Speleothems, or cave formations, are secondary mineral deposits formed over millennia within limestone caverns. Among the hundreds of speleothem variations, the two most recognized are the stalactite and the stalagmite, yet their precise distinction remains a source of frequent confusion. Understanding the difference between these two formations begins with their orientation and extends into the chemical and physical dynamics that shape their unique structures.
Defining the Directional Difference
The most fundamental difference between a stalactite and a stalagmite lies in the direction they grow. Stalactites hang downward from the ceiling of a cave, resembling suspended icicles. A simple mnemonic is that the stalactite must hold on tight to the ceiling. Conversely, a stalagmite builds upward from the floor of the cave. Many remember this distinction by noting that the stalagmite might reach the ceiling someday, though they are often found opposing each other in a common drip line.
The Chemical and Physical Formation Process
The creation of both stalactites and stalagmites begins with water percolating through the soil and rock layers above the cave. Rainwater combines with carbon dioxide (\(\text{CO}_2\)) to form a weak solution of carbonic acid (\(\text{H}_2\text{CO}_3\)). As this mildly acidic water seeps through limestone, the carbonic acid dissolves the calcium carbonate (\(\text{CaCO}_3\)) rock, carrying it as dissolved calcium bicarbonate.
When this mineral-saturated water reaches the cave ceiling, lower air pressure allows some dissolved \(\text{CO}_2\) to escape, a process called degassing. This loss reverses the chemical reaction, making the calcium bicarbonate solution unstable and forcing the calcium carbonate to precipitate out. This precipitation occurs where the water droplet is briefly held by surface tension, leaving a minute ring of calcite that slowly builds downward, forming the stalactite.
Any water drop that does not fully deposit its mineral load falls to the cave floor. Upon impact, the drop splatters, releasing more \(\text{CO}_2\) and spreading the remaining calcium carbonate across a wider area. This secondary deposition of calcite on the cave floor gradually builds the stalagmite upwards. The process is extremely slow, often occurring at an average rate of about \(0.1\) millimeters per year, though environmental factors significantly influence this growth rate.
Observable Morphological Differences
Beyond their opposing positions, stalactites and stalagmites exhibit differences in shape and structure that reflect their distinct growth mechanics. A young stalactite often begins as a delicate, thin-walled tube called a soda straw. This hollow structure forms because the water flows down through a central capillary channel, depositing its mineral load only at the very tip. As the central channel becomes blocked, water flows down the outside, depositing mineral layers that cause the stalactite to thicken into a conical or tapered shape.
Stalagmites, in contrast, rarely maintain a narrow profile because their growth is driven by the splash and spread of the falling water droplets. Consequently, stalagmites are generally much thicker, have a blunter, rounded top, and feature a wider base compared to their ceiling-hanging counterparts. They possess a more massive, solid appearance and are less likely to be hollow since they lack the central water channel characteristic of the early stalactite stage.
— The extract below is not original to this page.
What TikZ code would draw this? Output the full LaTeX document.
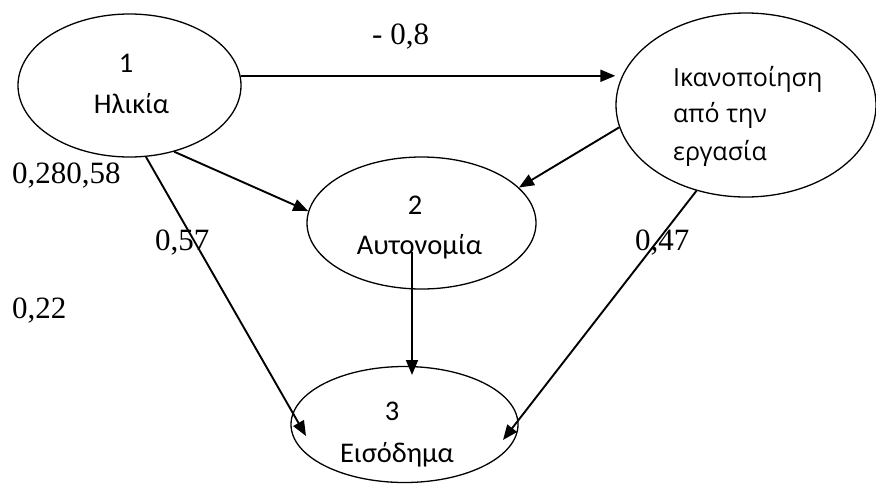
\documentclass[tikz,border=0pt]{standalone}
\usepackage{fontspec}
\setmainfont{Liberation Serif}
\newfontfamily\calfont{Carlito}
\newfontfamily\osfont{Open Sans}
\usetikzlibrary{shapes.geometric,arrows.meta}
\tikzset{
  ell/.style={draw, ellipse, inner sep=0pt, line width=1.3pt},
  arr/.style={line width=1.9pt, -{Triangle[length=15pt,width=12pt]}},
  sanslbl/.style={anchor=base, inner sep=0pt, font=\calfont\fontsize{28.5}{34}\selectfont},
  ikanlbl/.style={anchor=base west, inner sep=0pt, font=\osfont\fontsize{25}{30}\selectfont},
  numlbl/.style={anchor=base west, inner sep=0pt, font=\fontsize{31}{37}\selectfont},
}
\begin{document}
\begin{tikzpicture}[x=1pt,y=-1pt]
\useasboundingbox (0,0) rectangle (876,483);
% ellipses
\node[ell, minimum width=223pt, minimum height=143pt] (n1) at (129.5,85.5) {};
\node[ell, minimum width=260pt, minimum height=184pt] (nI) at (746,105) {};
\node[ell, minimum width=229pt, minimum height=132pt] (n2) at (421.5,223) {};
\node[ell, minimum width=227pt, minimum height=116pt] (n3) at (404.5,424.5) {};
% texts
\node[sanslbl] (t1a) at (126,72) {1};
\node[sanslbl] (t1b) at (131.5,113) {Ηλικία};
\node[sanslbl] (t2a) at (415,214) {2};
\node[sanslbl] (t2b) at (419.5,254) {Αυτονομία};
\node[sanslbl] (t3a) at (392,420) {3};
\node[sanslbl] (t3b) at (397,462) {Εισόδημα};
\node[ikanlbl] (tIa) at (673,86) {Ικανοποίηση};
\node[ikanlbl] (tIb) at (673,122) {από την};
\node[ikanlbl] (tIc) at (673,160) {εργασία};
% coefficients
\node[numlbl] (c1) at (372,44) {- 0,8};
\node[numlbl] (c2) at (12,183) {0,280,58};
\node[numlbl] (c3) at (155,250) {0,57};
\node[numlbl] (c4) at (12,318) {0,22};
\node[numlbl] (c5) at (635,250) {0,47};
% connector endpoints inside ellipses
\coordinate (t13) at (306,436);
\coordinate (s23) at (412,252);
\coordinate (t23) at (412,375);
\coordinate (tI3) at (503,440);
% connectors
\draw[arr] (n1.5) -- (n1.5 -| nI.west);
\draw[arr] (n1.-56) -- (n2.174);
\draw[arr] (nI.190) -- (n2.20);
\draw[arr] (n1.-77) -- (t13);
\draw[arr] (s23) -- (t23);
\draw[arr] (nI.240) -- (tI3);
\end{tikzpicture}
\end{document}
Related Speleothems and Cave Structures
Stalactites and stalagmites are classified as “dripstone” speleothems, but they are often found alongside other related formations. When a stalactite and the stalagmite directly below it grow toward one another, they eventually merge. This union creates a single, continuous formation known as a column or pillar.
Other significant formations include flowstones, which are sheet-like deposits of calcite. Flowstones form when water flows across cave walls or floors, creating a smooth, cascading appearance. Less common are helictites, which are small, irregular, and twisted formations that seem to defy gravity. Helictites grow in contorted directions because their mineral source is supplied by capillary action, a process unaffected by dripping water.